To solve this 'problem', random events are sometimes said to be caused bychance. Rather than solving the problem of randomness, this opens the gaping hole of the ontological status of chance. It is hard to avoid circularity by defining chance in terms of randomness.
With the advent of quantum mechanics, however, it appears that the world might be irreducibly random. According to the standard interpretations of the theory, it is possible (and in fact very, very easy) to set up an experiment with total control of all relevant parameters, which will still have a perfectly random outcome. The resistance to this idea takes the form of hidden variable theories in which the outcome of the experiment is determined by certain unobservable characteristics (hence the name "hidden variables").
Many physical processes resulting from quantum-mechanical effects are, therefore, believed to be irreducibly random. The best-known example is the timing of radioactive decay events in radioactive substances.
Deviations from randomness are often regarded by parapsychologists as evidence for the theories of parapsychology.
The mathematical theory of probability arose from attempts to formulate mathematical descriptions of chance events, originally in the context of gambling but soon in connection with situations of interest in physics.

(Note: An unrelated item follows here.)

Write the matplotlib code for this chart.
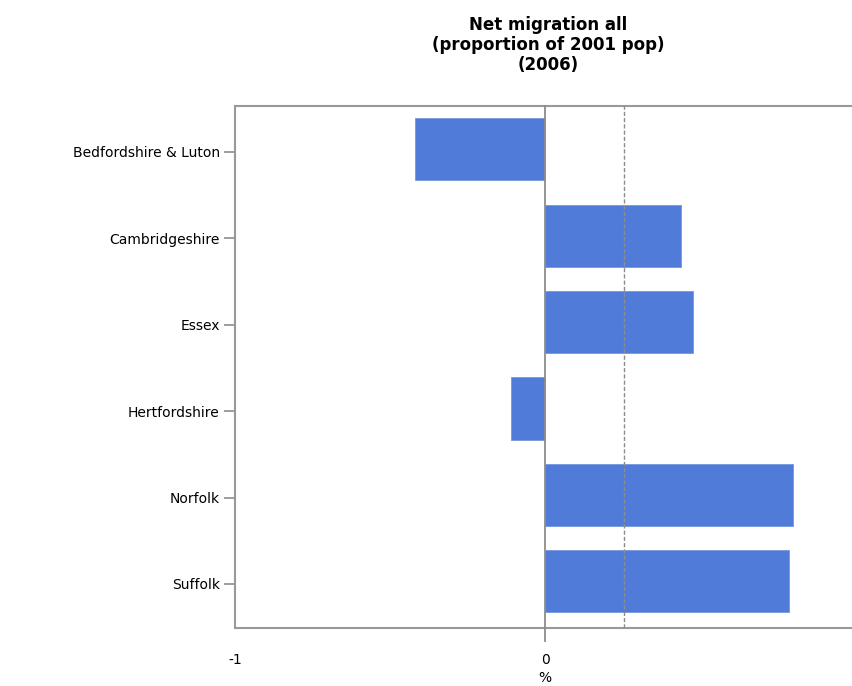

Statistics is used to deduce the underlying probability distribution of a collection of empirical observations.
Access to a source of high-quality randomness is absolutely critical in many applications of cryptography. For example, even a subtly non-random key choice may result in a complete break into a communications channel that was believed to have been secure and was relied upon to be so. See the Enigma machine and one-time pad articles for examples of the consequences of such mis-estimates. Keys used for the Enigma were non-random in many cases which made it possible for Allied cryptanalysts to break into the traffic with substantial consequences for the Nazi war effort. A similar thing happened in the Pacific Theater of WWII with the Japanese 'Purple' machine; its key selection was also insufficiently random. The key material used in the theoretically unbreakable one-time pad must be random and unpredictable lest the encryption technique become trivially breakable. Even a slight predictability of the key material used removes the one-time pad from the unbreakable category. The world's first programmable digital electronic computer was developed to attack a mechanical (and subtly non-random) implementation of the one-time pad.